Cannes et l'air du (...)

Cannes et l’air du temps

Voilà au moins une manifestation qui ne donnera pas lieu à l’habituelle querelle de chiffres : il n’y a eu qu’une Palme d’Or à Cannes, selon les organisateurs et selon la police. Pas de fumigène ni de baston. Et personne n’a été appréhendé. Pas même le Président d’un jury déclaré « ambitieux » dans ses choix, voire sulfureux, et soutien inattendu de l’exception culturelle, « le meilleur moyen de préserver la diversité du cinéma ». De la part de Spielberg, champion des grandes machineries dont Hollywood a le secret, cette courtoise validation des ambitions françaises pourrait surprendre. Mais il ne faut pas s’y tromper : les ingrédients consensuels du cinéma « mondial » américain continueront de faire les grosses recettes du 7ème Art, appréhendé dans sa dimension industrielle. Quant à La Vie d’Adèle de Kechiche, on peut, sans l’avoir visionné, lui prédire un simple succès d’estime : il dure trois heures, de quoi décourager tout exploitant de salle attentif à ses comptes. Et les scènes « osées » encourageront la censure à abattre, un peu partout, son bras vengeur.
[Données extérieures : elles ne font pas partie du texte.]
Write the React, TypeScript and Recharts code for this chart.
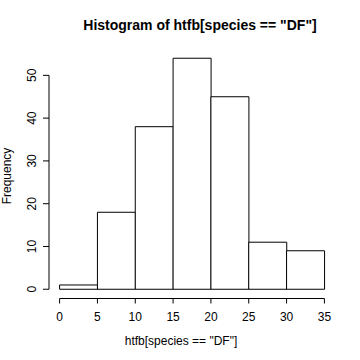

Ce n’est pas pour autant que le grand public soit hermétique au thème de l’homosexualité. Si certains dogmes religieux en font encore un délit passible des peines les plus lourdes, les sociétés occidentales font désormais preuve de bienveillance à son égard. Avec toutefois de fortes réticences face à sa normalisation, comme en témoignent les événements récents sur notre territoire. Ce contexte remet en mémoire la réflexion éclairante de Jacques Bainville : « La plus grande erreur des propagandistes, c’est de vouloir compromettre ceux qui ne les combattent pas ». Pour rester sur le terrain de l’art cinématographique, on se doit de contester certaines allégations selon lesquelles Cannes aurait, pour la première fois, récompensé un film « qui parle ouvertement d’homosexualité ». En 1971, Visconti obtint le Prix spécial du 25ème anniversaire du Festival, pour Mort à Venise. Sauf qu’avec Adèle, ce sont des filles qui sont en scène, que l’amour n’y est pas platonique, que le décor n’est pas la Venise romantique et que personne ne meurt. Si Luchino avait tourné son film aujourd’hui, il aurait sans doute dû marier à Montpellier un Gustav Aschenbach vieillissant et le beau Tadzio. Sans quoi son œuvre eût été jugée ringarde et cucul la praline. Le fantasme et l’interdit ne font plus recette, coco, ni les considérations alambiquées de Thomas Mann sur la place de l’esprit et des sens dans la perception de la Beauté dans l’Art. Dont acte.

La recette du jour

Cinéma et éducation

Vous êtes parent d’adolescentes que la chimie hormonale soumet aux interrogations lancinantes de cet âge sur l’identité sexuelle. Surveillez de près leurs sorties au cinéma : Cendrillon et Transformers sont recommandés. Mais dès que La Vie d’Adèle sortira en salle, programmez une longue virée familiale sur l’Annapurna. Ou la traversée du désert de Gobi. Et attendez que l’orage passe.